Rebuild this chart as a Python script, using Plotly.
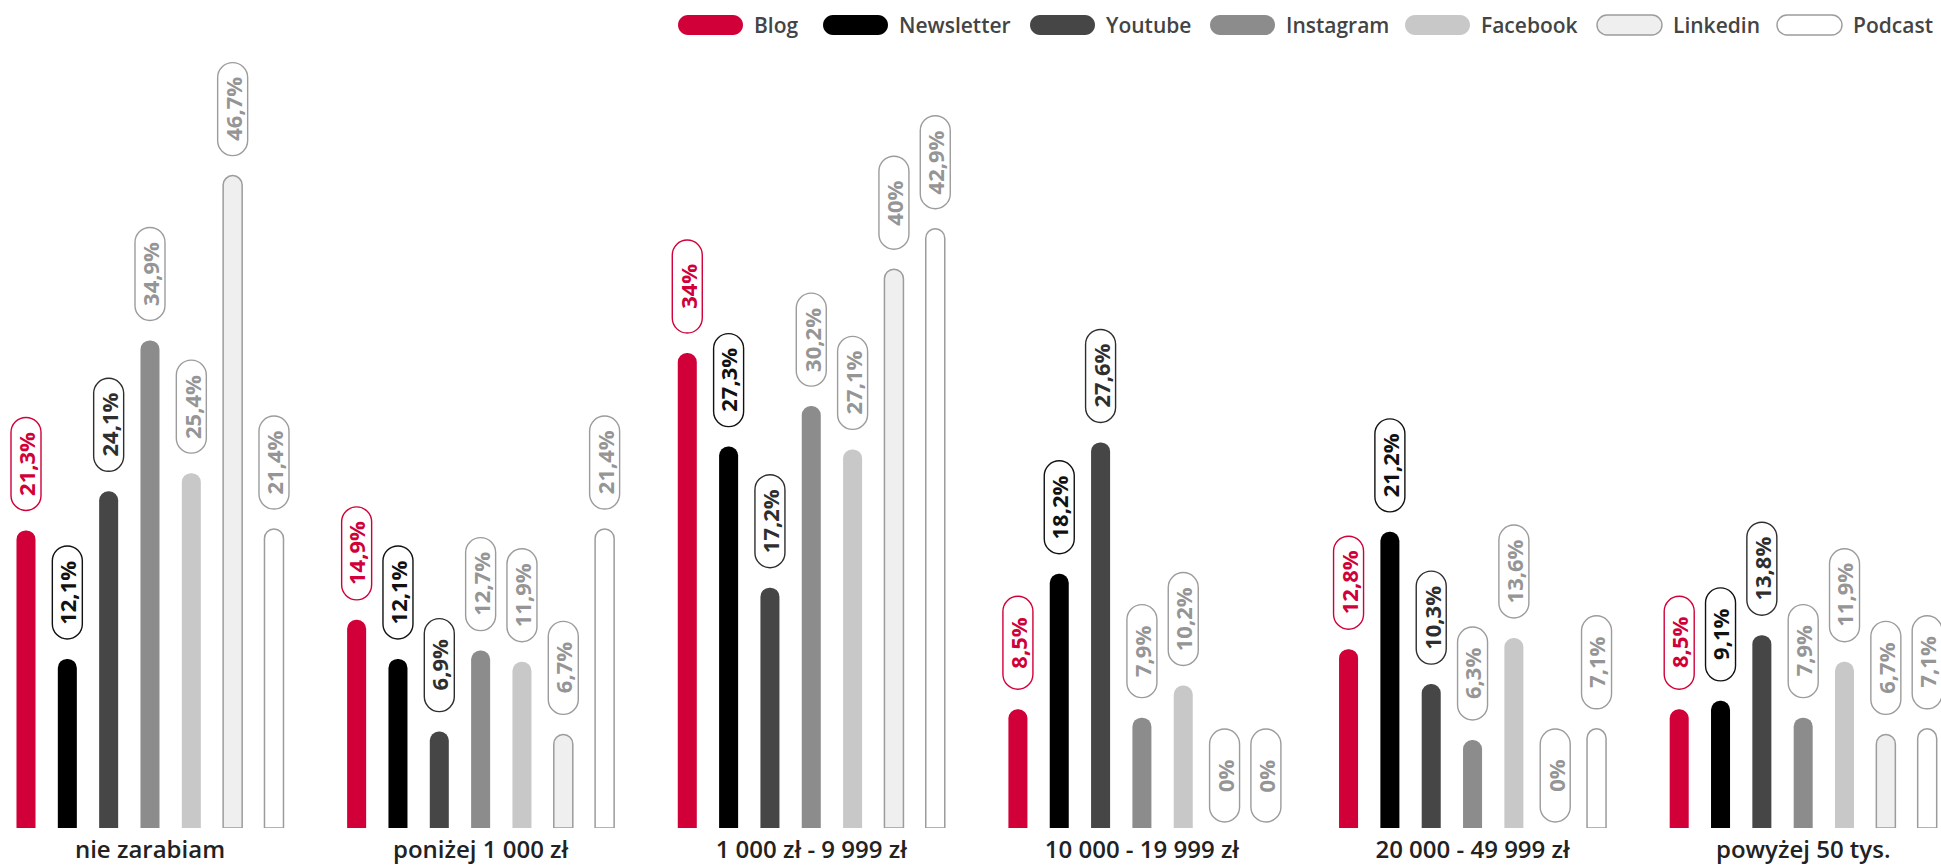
import plotly.graph_objects as go

# ---- data -------------------------------------------------------------
categories = ["nie zarabiam", "poniżej 1 000 zł", "1 000 zł - 9 999 zł",
              "10 000 - 19 999 zł", "20 000 - 49 999 zł", "powyżej 50 tys."]
series_names = ["Blog", "Newsletter", "Youtube", "Instagram", "Facebook", "Linkedin", "Podcast"]

blog = [21.3, 14.9, 34.0, 8.5, 12.8, 8.5]
newsletter = [12.1, 12.1, 27.3, 18.2, 21.2, 9.1]
youtube = [24.1, 6.9, 17.2, 27.6, 10.3, 13.8]
instagram = [34.9, 12.7, 30.2, 7.9, 6.3, 7.9]
facebook = [25.4, 11.9, 27.1, 10.2, 13.6, 11.9]
linkedin = [46.7, 6.7, 40.0, 0.0, 0.0, 6.7]
podcast = [21.4, 21.4, 42.9, 0.0, 7.1, 7.1]

series_values = [blog, newsletter, youtube, instagram, facebook, linkedin, podcast]

# ---- styles -----------------------------------------------------------
FONT = "Open Sans"
RED = "#d10038"
GREY_LINE = "#9c9c9c"
fill_colors = [RED, "#000000", "#464646", "#8c8c8c", "#c8c8c8", "#efefef", "#ffffff"]
bar_line_colors = [None, None, None, None, None, GREY_LINE, GREY_LINE]
label_colors = [RED, "#111111", "#2e2e2e", "#959595", "#959595", "#959595", "#959595"]

W, H = 1941, 867
MARGIN_B = 39
PLOT_H = H - MARGIN_B
PX_PER_PCT = 13.97
SLOT_PX = 41.33          # distance between neighbouring bars
FIRST_BAR_PX = 26        # centre of the very first bar
SLOTS_PER_GROUP = 8      # 7 bars + one empty slot between groups
BAR_W = 0.46

PILL_W, PILL_H, PILL_GAP = 30, 93, 20


def fmt(v):
    if float(v).is_integer():
        return f"{int(v)}%"
    return f"{v:.1f}".replace(".", ",") + "%"


def pill_path(w, h, bottom):
    """Rounded capsule in pixel offsets (y grows upwards)."""
    r = w / 2
    k = 0.5523 * r
    top = bottom + h
    return (f"M {-r},{bottom + r} L {-r},{top - r} "
            f"C {-r},{top - r + k} {-k},{top} 0,{top} "
            f"C {k},{top} {r},{top - r + k} {r},{top - r} "
            f"L {r},{bottom + r} "
            f"C {r},{bottom + r - k} {k},{bottom} 0,{bottom} "
            f"C {-k},{bottom} {-r},{bottom + r - k} {-r},{bottom + r} Z")


fig = go.Figure()
shapes = []
annotations = []

for k, (name, vals) in enumerate(zip(series_names, series_values)):
    xs = [g * SLOTS_PER_GROUP + k for g in range(len(categories))]
    has_line = bar_line_colors[k] is not None
    fig.add_trace(go.Bar(
        name=name, x=xs, y=vals, width=BAR_W,
        marker=dict(
            color=fill_colors[k],
            cornerradius="50%",
            line=dict(color=bar_line_colors[k] or fill_colors[k],
                      width=[1.5 if (has_line and v > 0) else 0 for v in vals]),
        ),
        showlegend=False, hoverinfo="skip",
    ))
    for x, v in zip(xs, vals):
        gap = PILL_GAP if v > 0 else 6
        shapes.append(dict(
            type="path", xref="x", yref="y",
            xsizemode="pixel", ysizemode="pixel", xanchor=x, yanchor=v,
            path=pill_path(PILL_W, PILL_H, gap),
            line=dict(color=label_colors[k] if k < 3 else GREY_LINE, width=1.4),
            fillcolor="rgba(255,255,255,0)", layer="above",
        ))
        annotations.append(dict(
            x=x, y=v, xref="x", yref="y", text=fmt(v), showarrow=False,
            textangle=-90, yshift=gap + PILL_H / 2, xanchor="center", yanchor="middle",
            font=dict(family=FONT, size=22, color=label_colors[k], weight=700),
        ))

# ---- custom legend: capsule swatches + labels ---------------------------
legend_left_px = [678, 823, 1030, 1210, 1405, 1597, 1777]
LEG_Y = 25
LEG_SW_W, LEG_SW_H = 65, 20
for k, name in enumerate(series_names):
    cx = (legend_left_px[k] + LEG_SW_W / 2) / W
    cy = 1 - LEG_Y / PLOT_H
    r = LEG_SW_H / 2
    half = LEG_SW_W / 2
    kk = 0.5523 * r
    path = (f"M {-half + r},{r} L {half - r},{r} "
            f"C {half - r + kk},{r} {half},{kk} {half},0 "
            f"C {half},{-kk} {half - r + kk},{-r} {half - r},{-r} "
            f"L {-half + r},{-r} "
            f"C {-half + r - kk},{-r} {-half},{-kk} {-half},0 "
            f"C {-half},{kk} {-half + r - kk},{r} {-half + r},{r} Z")
    has_line = bar_line_colors[k] is not None
    shapes.append(dict(
        type="path", xref="paper", yref="paper",
        xsizemode="pixel", ysizemode="pixel", xanchor=cx, yanchor=cy,
        path=path, fillcolor=fill_colors[k],
        line=dict(color=GREY_LINE if has_line else fill_colors[k], width=1.4 if has_line else 0),
        layer="above",
    ))
    annotations.append(dict(
        x=(legend_left_px[k] + LEG_SW_W + 9) / W, y=cy, xref="paper", yref="paper",
        text=name, showarrow=False, xanchor="left", yanchor="middle",
        font=dict(family=FONT, size=21, color="#444444", weight=600),
    ))

x_min = -FIRST_BAR_PX / SLOT_PX
x_max = (W - FIRST_BAR_PX) / SLOT_PX

fig.update_layout(
    width=W, height=H,
    margin=dict(l=0, r=0, t=0, b=MARGIN_B, autoexpand=False),
    paper_bgcolor="white", plot_bgcolor="white",
    barmode="overlay",
    shapes=shapes, annotations=annotations,
    font=dict(family=FONT),
    xaxis=dict(
        range=[x_min, x_max],
        tickvals=[g * SLOTS_PER_GROUP + 3 for g in range(len(categories))],
        ticktext=categories,
        ticks="", showgrid=False, zeroline=False, showline=False,
        tickfont=dict(family=FONT, size=24, color="#222222", weight=600),
        ticklabelstandoff=5,
        automargin=False, fixedrange=True,
    ),
    yaxis=dict(
        range=[0, PLOT_H / PX_PER_PCT],
        visible=False, showgrid=False, zeroline=False, fixedrange=True,
    ),
)

fig.write_html("out.html")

────────────────

## WHAT THE TASK ASKS
Print, exactly as written, the lines above from the first one to the one containing "podcast = [21.4, 21.4, 42.9, 0.0, 7.1, 7.1]". Leave out pictures.

## RESULT OF THE EXERCISE
Rebuild this chart as a Python script, using Plotly.
import plotly.graph_objects as go

# ---- data -------------------------------------------------------------
categories = ["nie zarabiam", "poniżej 1 000 zł", "1 000 zł - 9 999 zł",
              "10 000 - 19 999 zł", "20 000 - 49 999 zł", "powyżej 50 tys."]
series_names = ["Blog", "Newsletter", "Youtube", "Instagram", "Facebook", "Linkedin", "Podcast"]

blog = [21.3, 14.9, 34.0, 8.5, 12.8, 8.5]
newsletter = [12.1, 12.1, 27.3, 18.2, 21.2, 9.1]
youtube = [24.1, 6.9, 17.2, 27.6, 10.3, 13.8]
instagram = [34.9, 12.7, 30.2, 7.9, 6.3, 7.9]
facebook = [25.4, 11.9, 27.1, 10.2, 13.6, 11.9]
linkedin = [46.7, 6.7, 40.0, 0.0, 0.0, 6.7]
podcast = [21.4, 21.4, 42.9, 0.0, 7.1, 7.1]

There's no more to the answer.